Cuando su prometido regresó del mar, se casaron. En su viaje a las islas orientales, el marido había aprendido con esmero el arte del tatuaje. La noche misma de la boda, y ante el asombro de su amada, puso en práctica sus habilidades: armado de agujas, tinta china y con colorantes vegetales, dibujó en el vientre de la mujer un hermoso, enigmático y afilado puñal.
La felicidad de la pareja fue intensa, y como ocurre en estos casos: breve. En el cuerpo del hombre revivió alguna extraña enfermedad contraída en las islas pantanosas del este.
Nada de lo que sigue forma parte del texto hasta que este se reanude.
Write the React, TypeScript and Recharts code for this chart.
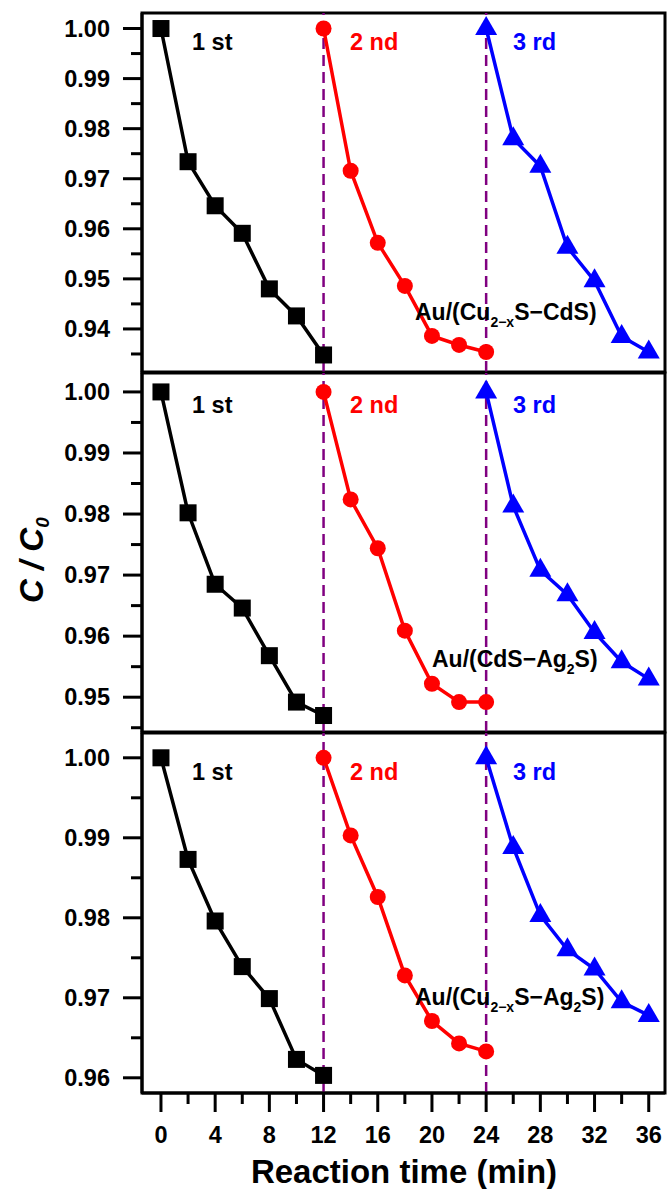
import { LineChart, Line, XAxis, YAxis, ReferenceLine, ReferenceArea } from 'recharts';

// reaction time for each cycle (min)
const timeFirst = [0, 2, 4, 6, 8, 10, 12];
const timeSecond = [12, 14, 16, 18, 20, 22, 24];
const timeThird = [24, 26, 28, 30, 32, 34, 36];

// Au/(Cu2-xS-CdS)
const cuCdsFirst = [1.0, 0.9734, 0.9646, 0.9591, 0.948, 0.9426, 0.9348];
const cuCdsSecond = [1.0, 0.9716, 0.9572, 0.9486, 0.9386, 0.9368, 0.9354];
const cuCdsThird = [1.0, 0.978, 0.9725, 0.9563, 0.9496, 0.9385, 0.9354];

// Au/(CdS-Ag2S)
const cdsAgFirst = [1.0, 0.9802, 0.9685, 0.9646, 0.9568, 0.9492, 0.947];
const cdsAgSecond = [1.0, 0.9824, 0.9744, 0.9609, 0.9522, 0.9492, 0.9492];
const cdsAgThird = [1.0, 0.9813, 0.9708, 0.9668, 0.9606, 0.9558, 0.953];

// Au/(Cu2-xS-Ag2S)
const cuAgFirst = [1.0, 0.9873, 0.9796, 0.9739, 0.9699, 0.9623, 0.9603];
const cuAgSecond = [1.0, 0.9903, 0.9826, 0.9728, 0.9671, 0.9643, 0.9633];
const cuAgThird = [1.0, 0.9888, 0.9803, 0.976, 0.9736, 0.9695, 0.9678];

// tick values (minor ticks included)
const yTicksTop = [0.935, 0.94, 0.945, 0.95, 0.955, 0.96, 0.965, 0.97, 0.975, 0.98, 0.985, 0.99, 0.995, 1.0];
const yTicksMid = [0.945, 0.95, 0.955, 0.96, 0.965, 0.97, 0.975, 0.98, 0.985, 0.99, 0.995, 1.0];
const yTicksBottom = [0.96, 0.965, 0.97, 0.975, 0.98, 0.985, 0.99, 0.995, 1.0];
const xTicks = [0, 2, 4, 6, 8, 10, 12, 14, 16, 18, 20, 22, 24, 26, 28, 30, 32, 34, 36];
const cycleBreaks = [12, 24];

const X_DOMAIN: [number, number] = [-1.4, 37.2];
const FONT = 'Arial, "Liberation Sans", sans-serif';
const RED = '#ff0000';
const BLUE = '#0000ff';
const PURPLE = '#800080';

const toRows = (times: number[], vals: number[]) => times.map((t, i) => ({ t, v: vals[i] }));

function YTick(props: any) {
  const { x, y, payload } = props;
  const v = payload.value as number;
  const major = Math.round(v * 1000) % 10 === 0;
  const ax = x + 32;
  return (
    <g>
      <line x1={ax} x2={ax - (major ? 19 : 11)} y1={y} y2={y} stroke="#000" strokeWidth={3} />
      {major && (
        <text x={x} y={y} dy={8} textAnchor="end" fontFamily={FONT} fontWeight="bold" fontSize={23.5} fill="#000">
          {v.toFixed(2)}
        </text>
      )}
    </g>
  );
}

function XTick(props: any) {
  const { x, y, payload } = props;
  const v = payload.value as number;
  const major = v % 4 === 0;
  const ay = y - 19;
  return (
    <g>
      <line x1={x} x2={x} y1={ay} y2={ay + (major ? 19 : 11)} stroke="#000" strokeWidth={3} />
      {major && (
        <text x={x} y={ay + 50} textAnchor="middle" fontFamily={FONT} fontWeight="bold" fontSize={23.5} fill="#000">
          {v}
        </text>
      )}
    </g>
  );
}

const squareDot = (p: any) => (
  <rect key={`sq-${p.index}`} x={p.cx - 8.5} y={p.cy - 8.5} width={17} height={17} fill="#000" />
);
const circleDot = (p: any) => <circle key={`ci-${p.index}`} cx={p.cx} cy={p.cy} r={8} fill={RED} />;
const triangleDot = (p: any) => (
  <polygon
    key={`tr-${p.index}`}
    points={`${p.cx},${p.cy - 12.5} ${p.cx - 11},${p.cy + 6.5} ${p.cx + 11},${p.cy + 6.5}`}
    fill={BLUE}
  />
);

interface PanelProps {
  top: number;
  height: number;
  bottom: number;
  domain: [number, number];
  yTicks: number[];
  first: number[];
  second: number[];
  third: number[];
  showX: boolean;
}

function Panel({ top, height, bottom, domain, yTicks, first, second, third, showX }: PanelProps) {
  return (
    <div style={{ position: 'absolute', left: 0, top }}>
      <LineChart width={667} height={height} margin={{ top: 13, right: 2, left: 0, bottom }}>
        <XAxis
          dataKey="t"
          type="number"
          domain={X_DOMAIN}
          allowDataOverflow
          ticks={xTicks}
          interval={0}
          height={showX ? 60 : 0}
          tick={showX ? <XTick /> : false}
          tickLine={false}
          tickSize={19}
          tickMargin={0}
          axisLine={{ stroke: '#000', strokeWidth: 3 }}
        />
        <YAxis
          type="number"
          domain={domain}
          allowDataOverflow
          ticks={yTicks}
          interval={0}
          width={142}
          tick={<YTick />}
          tickLine={false}
          tickSize={19}
          tickMargin={13}
          axisLine={{ stroke: '#000', strokeWidth: 3 }}
        />
        <ReferenceArea
          x1={X_DOMAIN[0]}
          x2={X_DOMAIN[1]}
          y1={domain[0]}
          y2={domain[1]}
          fill="none"
          stroke="#000"
          strokeWidth={3}
          ifOverflow="visible"
        />
        <Line
          data={toRows(timeFirst, first)}
          dataKey="v"
          stroke="#000"
          strokeWidth={3.5}
          dot={squareDot}
          activeDot={false}
          isAnimationActive={false}
        />
        {cycleBreaks.map((b) => (
          <ReferenceLine key={b} x={b} stroke={PURPLE} strokeWidth={2.5} strokeDasharray="11 6" />
        ))}
        <Line
          data={toRows(timeSecond, second)}
          dataKey="v"
          stroke={RED}
          strokeWidth={3.5}
          dot={circleDot}
          activeDot={false}
          isAnimationActive={false}
        />
        <Line
          data={toRows(timeThird, third)}
          dataKey="v"
          stroke={BLUE}
          strokeWidth={3.5}
          dot={triangleDot}
          activeDot={false}
          isAnimationActive={false}
        />
      </LineChart>
    </div>
  );
}

function CycleLabels({ y }: { y: number }) {
  return (
    <g fontFamily={FONT} fontWeight="bold" fontSize={23.5}>
      <text x={192} y={y} fill="#000">1 st</text>
      <text x={350} y={y} fill={RED}>2 nd</text>
      <text x={513} y={y} fill={BLUE}>3 rd</text>
    </g>
  );
}

export default function App() {
  return (
    <div style={{ position: 'absolute', left: 0, top: 0, width: 667, height: 1189, background: '#fff' }}>
      <Panel top={0} height={380} bottom={8} domain={[0.9314, 1.0031]} yTicks={yTicksTop}
        first={cuCdsFirst} second={cuCdsSecond} third={cuCdsThird} showX={false} />
      <Panel top={360} height={380} bottom={8} domain={[0.9443, 1.0031]} yTicks={yTicksMid}
        first={cdsAgFirst} second={cdsAgSecond} third={cdsAgThird} showX={false} />
      <Panel top={720} height={469} bottom={36} domain={[0.9581, 1.0031]} yTicks={yTicksBottom}
        first={cuAgFirst} second={cuAgSecond} third={cuAgThird} showX />
      <svg width={667} height={1189} style={{ position: 'absolute', left: 0, top: 0, pointerEvents: 'none' }}>
        <CycleLabels y={50} />
        <CycleLabels y={413} />
        <CycleLabels y={780} />
        <g fontFamily={FONT} fontWeight="bold" fontSize={23} fill="#000">
          <text x={415} y={320}>
            Au/(Cu<tspan fontSize={14} dy={7}>2−x</tspan><tspan dy={-7}>S−CdS)</tspan>
          </text>
          <text x={432} y={667}>
            Au/(CdS−Ag<tspan fontSize={14} dy={7}>2</tspan><tspan dy={-7}>S)</tspan>
          </text>
          <text x={415} y={1005}>
            Au/(Cu<tspan fontSize={14} dy={7}>2−x</tspan><tspan dy={-7}>S−Ag</tspan>
            <tspan fontSize={14} dy={7}>2</tspan><tspan dy={-7}>S)</tspan>
          </text>
        </g>
        <text transform="translate(43,603) rotate(-90)" fontFamily={FONT} fontWeight="bold" fontStyle="italic" fontSize={33} fill="#000">
          C / C<tspan fontSize={19} dy={6}>0</tspan>
        </text>
        <text x={404} y={1183} textAnchor="middle" fontFamily={FONT} fontWeight="bold" fontSize={33} fill="#000">
          Reaction time (min)
        </text>
      </svg>
    </div>
  );
}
Y una tarde, frene al mar, con la mirada perdida en la línea vaga del horizonte, el marino emprendió el ansiado viaje a la eternidad.
En la soledad del aposento, la mujer daba rienda suelta a su llanto y, a ratos, como si en ello encontrase algún consuelo, se acariciaba el vientre adornado por el precioso puñal.
El dolor fue intenso, y también breve. El otro, hombre de tierra firme, comenzó a rondarla. Ella, al principio, esquiva y recatada, fue cediendo terreno. Concertaron una cita. La noche convenida, ella lo aguardó desnuda en la penumbra del cuarto. Y en el fragor del combate, el amante, recio e impetuoso, se le quedó muerto encima, atravesado por el puñal.